| What you will do |
Set down the data below without change, skipping the pictures it holds.

| Material provided |

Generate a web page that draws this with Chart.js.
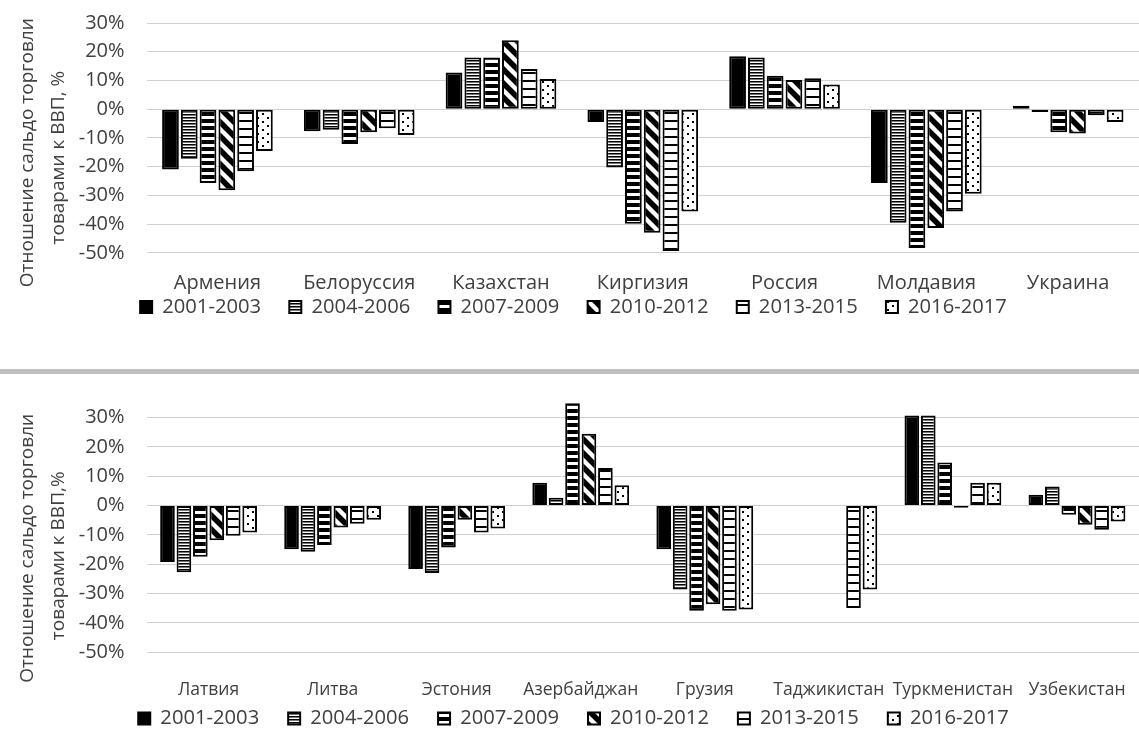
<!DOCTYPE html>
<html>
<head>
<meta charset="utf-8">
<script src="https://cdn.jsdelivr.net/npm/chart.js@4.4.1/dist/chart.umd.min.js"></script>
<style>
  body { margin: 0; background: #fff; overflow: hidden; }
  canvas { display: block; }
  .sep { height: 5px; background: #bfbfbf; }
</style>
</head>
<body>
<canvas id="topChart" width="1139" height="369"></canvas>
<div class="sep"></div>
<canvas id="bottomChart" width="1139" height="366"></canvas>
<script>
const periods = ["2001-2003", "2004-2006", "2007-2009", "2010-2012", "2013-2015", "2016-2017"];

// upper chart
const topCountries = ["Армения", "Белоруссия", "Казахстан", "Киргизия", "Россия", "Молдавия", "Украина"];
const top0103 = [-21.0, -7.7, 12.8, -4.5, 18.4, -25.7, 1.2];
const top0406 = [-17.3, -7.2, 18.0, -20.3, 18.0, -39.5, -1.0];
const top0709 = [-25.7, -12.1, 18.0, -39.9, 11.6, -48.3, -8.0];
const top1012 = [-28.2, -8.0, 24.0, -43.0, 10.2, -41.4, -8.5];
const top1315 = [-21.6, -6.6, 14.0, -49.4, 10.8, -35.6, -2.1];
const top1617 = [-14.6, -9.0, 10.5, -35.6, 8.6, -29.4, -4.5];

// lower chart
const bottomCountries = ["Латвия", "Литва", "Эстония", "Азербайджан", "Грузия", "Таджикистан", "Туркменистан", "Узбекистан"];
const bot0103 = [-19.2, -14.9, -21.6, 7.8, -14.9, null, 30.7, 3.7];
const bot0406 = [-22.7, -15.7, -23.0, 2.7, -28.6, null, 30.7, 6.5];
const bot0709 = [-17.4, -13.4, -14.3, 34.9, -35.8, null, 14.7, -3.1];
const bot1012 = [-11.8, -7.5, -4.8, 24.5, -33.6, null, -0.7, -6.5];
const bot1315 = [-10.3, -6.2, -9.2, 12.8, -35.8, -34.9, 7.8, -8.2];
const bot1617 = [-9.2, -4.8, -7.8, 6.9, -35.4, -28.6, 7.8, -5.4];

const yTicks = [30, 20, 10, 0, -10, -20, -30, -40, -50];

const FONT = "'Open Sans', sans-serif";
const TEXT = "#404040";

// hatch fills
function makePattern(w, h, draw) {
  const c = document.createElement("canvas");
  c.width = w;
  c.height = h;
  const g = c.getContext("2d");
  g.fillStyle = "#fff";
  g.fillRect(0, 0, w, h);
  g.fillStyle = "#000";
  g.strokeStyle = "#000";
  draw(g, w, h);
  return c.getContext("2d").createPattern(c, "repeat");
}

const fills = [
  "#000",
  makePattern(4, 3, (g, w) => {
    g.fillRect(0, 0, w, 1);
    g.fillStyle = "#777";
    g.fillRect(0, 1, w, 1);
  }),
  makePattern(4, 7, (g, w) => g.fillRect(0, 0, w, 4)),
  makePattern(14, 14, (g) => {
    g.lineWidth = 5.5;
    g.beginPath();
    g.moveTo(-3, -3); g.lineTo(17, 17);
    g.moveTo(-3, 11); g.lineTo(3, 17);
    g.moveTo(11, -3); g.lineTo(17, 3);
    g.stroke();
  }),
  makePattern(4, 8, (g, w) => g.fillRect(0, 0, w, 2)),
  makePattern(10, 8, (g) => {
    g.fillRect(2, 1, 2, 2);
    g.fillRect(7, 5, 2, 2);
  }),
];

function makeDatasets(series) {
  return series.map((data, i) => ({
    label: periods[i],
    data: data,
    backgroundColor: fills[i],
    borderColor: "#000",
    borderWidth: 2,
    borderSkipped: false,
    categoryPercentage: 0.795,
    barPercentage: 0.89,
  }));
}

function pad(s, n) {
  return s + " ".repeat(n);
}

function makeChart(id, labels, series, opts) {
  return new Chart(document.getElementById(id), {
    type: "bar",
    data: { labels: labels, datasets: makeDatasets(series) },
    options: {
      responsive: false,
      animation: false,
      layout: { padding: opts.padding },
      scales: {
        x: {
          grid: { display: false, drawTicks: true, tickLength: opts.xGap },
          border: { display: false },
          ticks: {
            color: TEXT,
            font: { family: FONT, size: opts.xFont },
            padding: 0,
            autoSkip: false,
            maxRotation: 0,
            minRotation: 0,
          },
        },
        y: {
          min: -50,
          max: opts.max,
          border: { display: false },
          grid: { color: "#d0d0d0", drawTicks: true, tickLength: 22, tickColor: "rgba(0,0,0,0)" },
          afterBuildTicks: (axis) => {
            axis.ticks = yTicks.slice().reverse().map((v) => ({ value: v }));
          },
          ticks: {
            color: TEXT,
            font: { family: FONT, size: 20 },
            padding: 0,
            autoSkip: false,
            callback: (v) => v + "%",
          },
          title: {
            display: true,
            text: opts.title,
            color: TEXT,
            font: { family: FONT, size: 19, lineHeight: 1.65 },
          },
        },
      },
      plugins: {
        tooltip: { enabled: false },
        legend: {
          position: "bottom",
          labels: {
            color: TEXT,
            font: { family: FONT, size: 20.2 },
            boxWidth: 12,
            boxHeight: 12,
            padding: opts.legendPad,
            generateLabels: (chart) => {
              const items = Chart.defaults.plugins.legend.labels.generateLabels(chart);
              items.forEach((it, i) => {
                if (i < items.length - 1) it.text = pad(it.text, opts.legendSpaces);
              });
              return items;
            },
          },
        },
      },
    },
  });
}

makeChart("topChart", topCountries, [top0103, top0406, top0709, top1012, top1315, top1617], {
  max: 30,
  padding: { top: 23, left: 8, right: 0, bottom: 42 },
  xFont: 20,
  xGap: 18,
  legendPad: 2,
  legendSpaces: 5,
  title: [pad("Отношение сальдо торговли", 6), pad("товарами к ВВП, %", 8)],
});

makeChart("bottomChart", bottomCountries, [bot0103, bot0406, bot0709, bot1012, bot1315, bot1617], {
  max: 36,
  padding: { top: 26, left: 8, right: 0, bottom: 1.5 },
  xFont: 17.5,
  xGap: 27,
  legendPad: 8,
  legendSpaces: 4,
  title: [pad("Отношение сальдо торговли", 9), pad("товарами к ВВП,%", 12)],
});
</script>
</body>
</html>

| Worked solution |
Generate a web page that draws this with Chart.js.
<!DOCTYPE html>
<html>
<head>
<meta charset="utf-8">
<script src="https://cdn.jsdelivr.net/npm/chart.js@4.4.1/dist/chart.umd.min.js"></script>
<style>
  body { margin: 0; background: #fff; overflow: hidden; }
  canvas { display: block; }
  .sep { height: 5px; background: #bfbfbf; }
</style>
</head>
<body>
<canvas id="topChart" width="1139" height="369"></canvas>
<div class="sep"></div>
<canvas id="bottomChart" width="1139" height="366"></canvas>
<script>
const periods = ["2001-2003", "2004-2006", "2007-2009", "2010-2012", "2013-2015", "2016-2017"];

// upper chart
const topCountries = ["Армения", "Белоруссия", "Казахстан", "Киргизия", "Россия", "Молдавия", "Украина"];
const top0103 = [-21.0, -7.7, 12.8, -4.5, 18.4, -25.7, 1.2];
const top0406 = [-17.3, -7.2, 18.0, -20.3, 18.0, -39.5, -1.0];
const top0709 = [-25.7, -12.1, 18.0, -39.9, 11.6, -48.3, -8.0];
const top1012 = [-28.2, -8.0, 24.0, -43.0, 10.2, -41.4, -8.5];
const top1315 = [-21.6, -6.6, 14.0, -49.4, 10.8, -35.6, -2.1];
const top1617 = [-14.6, -9.0, 10.5, -35.6, 8.6, -29.4, -4.5];

// lower chart
const bottomCountries = ["Латвия", "Литва", "Эстония", "Азербайджан", "Грузия", "Таджикистан", "Туркменистан", "Узбекистан"];
const bot0103 = [-19.2, -14.9, -21.6, 7.8, -14.9, null, 30.7, 3.7];
const bot0406 = [-22.7, -15.7, -23.0, 2.7, -28.6, null, 30.7, 6.5];
const bot0709 = [-17.4, -13.4, -14.3, 34.9, -35.8, null, 14.7, -3.1];
const bot1012 = [-11.8, -7.5, -4.8, 24.5, -33.6, null, -0.7, -6.5];
const bot1315 = [-10.3, -6.2, -9.2, 12.8, -35.8, -34.9, 7.8, -8.2];
const bot1617 = [-9.2, -4.8, -7.8, 6.9, -35.4, -28.6, 7.8, -5.4];

const yTicks = [30, 20, 10, 0, -10, -20, -30, -40, -50];

const FONT = "'Open Sans', sans-serif";
const TEXT = "#404040";

// hatch fills
function makePattern(w, h, draw) {
  const c = document.createElement("canvas");
  c.width = w;
  c.height = h;
  const g = c.getContext("2d");
  g.fillStyle = "#fff";
  g.fillRect(0, 0, w, h);
  g.fillStyle = "#000";
  g.strokeStyle = "#000";
  draw(g, w, h);
  return c.getContext("2d").createPattern(c, "repeat");
}

const fills = [
  "#000",
  makePattern(4, 3, (g, w) => {
    g.fillRect(0, 0, w, 1);
    g.fillStyle = "#777";
    g.fillRect(0, 1, w, 1);
  }),
  makePattern(4, 7, (g, w) => g.fillRect(0, 0, w, 4)),
  makePattern(14, 14, (g) => {
    g.lineWidth = 5.5;
    g.beginPath();
    g.moveTo(-3, -3); g.lineTo(17, 17);
    g.moveTo(-3, 11); g.lineTo(3, 17);
    g.moveTo(11, -3); g.lineTo(17, 3);
    g.stroke();
  }),
  makePattern(4, 8, (g, w) => g.fillRect(0, 0, w, 2)),
  makePattern(10, 8, (g) => {
    g.fillRect(2, 1, 2, 2);
    g.fillRect(7, 5, 2, 2);
  }),
];

function makeDatasets(series) {
  return series.map((data, i) => ({
    label: periods[i],
    data: data,
    backgroundColor: fills[i],
    borderColor: "#000",
    borderWidth: 2,
    borderSkipped: false,
    categoryPercentage: 0.795,
    barPercentage: 0.89,
  }));
}

function pad(s, n) {
  return s + " ".repeat(n);
}

function makeChart(id, labels, series, opts) {
  return new Chart(document.getElementById(id), {
    type: "bar",
    data: { labels: labels, datasets: makeDatasets(series) },
    options: {
      responsive: false,
      animation: false,
      layout: { padding: opts.padding },
      scales: {
        x: {
          grid: { display: false, drawTicks: true, tickLength: opts.xGap },
          border: { display: false },
          ticks: {
            color: TEXT,
            font: { family: FONT, size: opts.xFont },
            padding: 0,
            autoSkip: false,
            maxRotation: 0,
            minRotation: 0,
          },
        },
        y: {
          min: -50,
          max: opts.max,
          border: { display: false },
          grid: { color: "#d0d0d0", drawTicks: true, tickLength: 22, tickColor: "rgba(0,0,0,0)" },
          afterBuildTicks: (axis) => {
            axis.ticks = yTicks.slice().reverse().map((v) => ({ value: v }));
          },
          ticks: {
            color: TEXT,
            font: { family: FONT, size: 20 },
            padding: 0,
            autoSkip: false,
            callback: (v) => v + "%",
          },
          title: {
            display: true,
            text: opts.title,
            color: TEXT,
            font: { family: FONT, size: 19, lineHeight: 1.65 },
          },
        },
      },
      plugins: {
        tooltip: { enabled: false },
        legend: {
          position: "bottom",
          labels: {
            color: TEXT,
            font: { family: FONT, size: 20.2 },
            boxWidth: 12,
            boxHeight: 12,
            padding: opts.legendPad,
            generateLabels: (chart) => {
              const items = Chart.defaults.plugins.legend.labels.generateLabels(chart);
              items.forEach((it, i) => {
                if (i < items.length - 1) it.text = pad(it.text, opts.legendSpaces);
              });
              return items;
            },
          },
        },
      },
    },
  });
}

makeChart("topChart", topCountries, [top0103, top0406, top0709, top1012, top1315, top1617], {
  max: 30,
  padding: { top: 23, left: 8, right: 0, bottom: 42 },
  xFont: 20,
  xGap: 18,
  legendPad: 2,
  legendSpaces: 5,
  title: [pad("Отношение сальдо торговли", 6), pad("товарами к ВВП, %", 8)],
});

makeChart("bottomChart", bottomCountries, [bot0103, bot0406, bot0709, bot1012, bot1315, bot1617], {
  max: 36,
  padding: { top: 26, left: 8, right: 0, bottom: 1.5 },
  xFont: 17.5,
  xGap: 27,
  legendPad: 8,
  legendSpaces: 4,
  title: [pad("Отношение сальдо торговли", 9), pad("товарами к ВВП,%", 12)],
});
</script>
</body>
</html>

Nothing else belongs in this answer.